As writers we have to a pretty hefty job of carrying all those characters, worlds, ideas around in our heads desperate to come out and be added to the blank page.
Today I want to talk about the first few pages of your book.
The first pages of a book are what sell it. You can have a fancy cover, great blurb and a dazzling plot – but if you fail in the first few pages, you could have lost your chance to shine.
This is one of the reasons I usually write my first chapter last or at least after much more of the book is written. This allows me to move the scenes around and sometimes find a mid-scene that works better for the first chapter.
From publishers to readers, those few pages have to be gripping (not talking suspenseful, unless…you know…you’re writing a suspense novel!) but they need to draw the reader in and make them want to keep reading.
No point having the best action scene, romance or climatic ending ever if nobody is able to actually get to it.
So take those first few pages extremely seriously.
Here are some thoughts on what you should have in your first chapter (preferably in the first few pages)
• Voice – Don’t wait until you are further into the book before you show your voice, get it right out onto the page at the start. If I’m reading a book I want to know the author has a strong command of writing, a voice that can clearly be heard through the words.
• Senses – Engage the reader immediately with sensory detail. If you get to chapter 3 before we even have a plethora of sensory information, then you’ve missed something. Be aware of getting caught just using sight and sound. Use all five of the main senses to fill out your world. Whether it’s the sharp smell of horse manure in the street, or the bitter taste of fruit on the turn. Let’s get some details!!
• Location, location, location – No we don’t need to know the longitude and latitude, but we need some detail about where this story is set. Character and dialogue can often place a story, but don’t forget to set the scene. Are we storming a castle? Trudging through a muddy field? Maybe even just listening to a grieving mother in the kitchen of her small apartment. Give the reader some direction as to where they are when they start reading.

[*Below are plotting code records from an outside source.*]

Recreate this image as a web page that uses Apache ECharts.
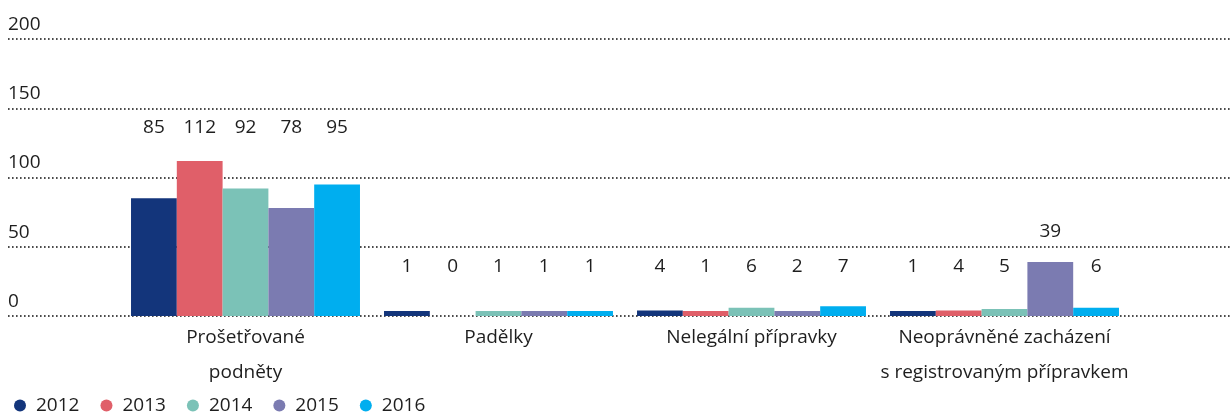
<!DOCTYPE html>
<html>
<head>
<meta charset="utf-8">
<script src="https://cdn.jsdelivr.net/npm/echarts@6/dist/echarts.min.js"></script>
<style>
html,body{margin:0;padding:0;background:#fff;}
#chart{width:1231px;height:412px;}
</style>
</head>
<body>
<div id="chart"></div>
<script>
var categories = ['Prošetřované\npodněty', 'Padělky', 'Nelegální přípravky', 'Neoprávněné zacházení\ns registrovaným přípravkem'];
var years = ['2012', '2013', '2014', '2015', '2016'];
var v2012 = [85, 1, 4, 1];
var v2013 = [112, 0, 1, 4];
var v2014 = [92, 1, 6, 5];
var v2015 = [78, 1, 2, 39];
var v2016 = [95, 1, 7, 6];
var yTicks = [0, 50, 100, 150, 200];

var seriesValues = [v2012, v2013, v2014, v2015, v2016];
var colors = ['#13357B', '#E05F69', '#7BC2B7', '#7B7BB1', '#00AEEF'];
var FONT = "'Open Sans', 'Noto Sans', sans-serif";
var TXT = '#1e1e1e';
var FS = 19;
// label row (pixel) per category
var labelRow = [128, 267, 267, 267];

var chart = echarts.init(document.getElementById('chart'));

var series = seriesValues.map(function (vals, i) {
  return {
    name: years[i],
    type: 'bar',
    xAxisIndex: 1,
    yAxisIndex: 1,
    barGap: '0%',
    barCategoryGap: '9.5%',
    barMinHeight: 5,
    itemStyle: { color: colors[i] },
    data: vals.map(function (v) {
      return v === 0 ? { value: v, itemStyle: { color: 'rgba(0,0,0,0)' } } : v;
    }),
    label: {
      show: true,
      position: 'top',
      color: TXT,
      fontFamily: FONT,
      fontSize: FS
    },
    labelLayout: function (p) {
      var y = Math.min(labelRow[p.dataIndex], p.rect.y - 30);
      return { x: p.rect.x + p.rect.width / 2, y: y, align: 'center', verticalAlign: 'middle' };
    }
  };
});

chart.setOption({
  animation: false,
  color: colors,
  grid: [
    { left: 8, right: 1, top: 39, bottom: 96 },
    { left: 119, right: 100, top: 39, bottom: 96 }
  ],
  legend: {
    data: years,
    left: 9,
    top: 391,
    icon: 'circle',
    itemWidth: 12,
    itemHeight: 12,
    itemGap: 21,
    textStyle: { color: TXT, fontFamily: FONT, fontSize: FS, padding: [0, 0, 0, 5] }
  },
  xAxis: [
    { type: 'value', gridIndex: 0, show: false, min: 0, max: 1 },
    {
      type: 'category',
      gridIndex: 1,
      data: categories,
      axisLine: { show: false },
      axisTick: { show: false },
      axisLabel: { color: TXT, fontFamily: FONT, fontSize: FS, lineHeight: 35, margin: 4, interval: 0 }
    }
  ],
  yAxis: [
    {
      type: 'value',
      gridIndex: 0,
      min: yTicks[0],
      max: yTicks[yTicks.length - 1],
      interval: 50,
      axisLine: { show: false },
      axisTick: { show: false },
      axisLabel: {
        inside: true,
        margin: 0,
        color: TXT,
        fontFamily: FONT,
        fontSize: FS,
        verticalAlign: 'bottom',
        padding: [0, 0, 5, 0]
      },
      splitLine: { show: true, lineStyle: { color: '#111111', width: 1.6, type: [1.6, 2.4] } }
    },
    {
      type: 'value',
      gridIndex: 1,
      min: yTicks[0],
      max: yTicks[yTicks.length - 1],
      interval: 50,
      show: false,
      splitLine: { show: false }
    }
  ],
  series: series
});
</script>
</body>
</html>
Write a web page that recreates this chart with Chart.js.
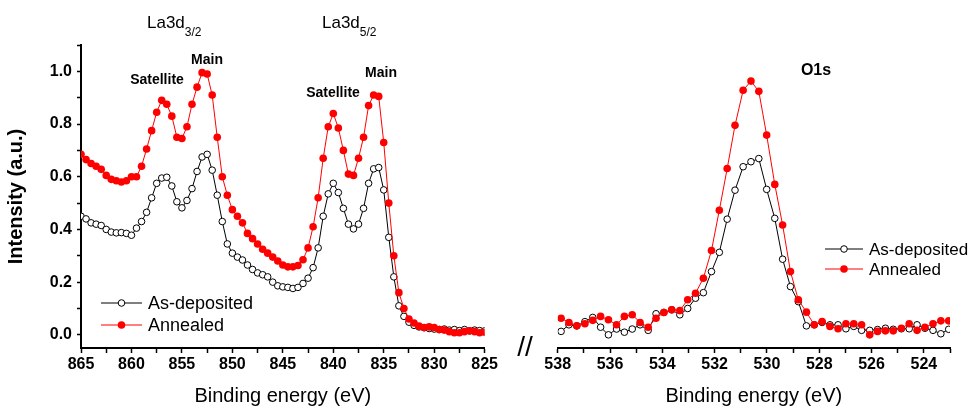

• Characters – Now, some writers state they want to meet the protagonist or antagonist in the first chapter. Since my manuscript doesn’t actually start with meeting my protagonist but in dealing with the aftermath of her going missing, I ignore what “some writers” suggest. You don’t have to have your MC right in the thick of it, but make sure whoever you have on stage first has an important role in the plot, even if they just throw in a set of magic beans and vanish. Those magic beans better be pretty important!
But these characters need to be interesting or likeable. While characters we hate are fun too, it’s recommended we don’t add them at the beginning as it can drive a reader from continuing – so keep your obnoxious, love-to-hate-them characters for later on.
Make sure there is some depth to these characters. That means they react, they emote, they live the scene. Let’s not just follow them around with a camcorder seeing what they might do. Give them a voice, give them a purpose, give them a mental state!
• Plot – your first few pages should touch on the plot. It should hint or whisper or build on something that is coming up. We don’t want to see characters going through daily routines and ending with nothing. If you haven’t even hinted on what the plot is about then you’ll be boring your reader.
Readers want to get a sense of something happening. Not sure what, so they will want to read more. Nobody…and I mean NOBODY wants to read about your character brushing their teeth, picking out clothes and then leaving for work. Unless all that banality ended with you exposing that this mild-mannered, mousy gentleman is actually an assassin off to execute a government official – you should probably skip it.
So think carefully on what you are putting in your first pages. Think about the books you love and re-read their first pages. See what those authors did to catch your attention.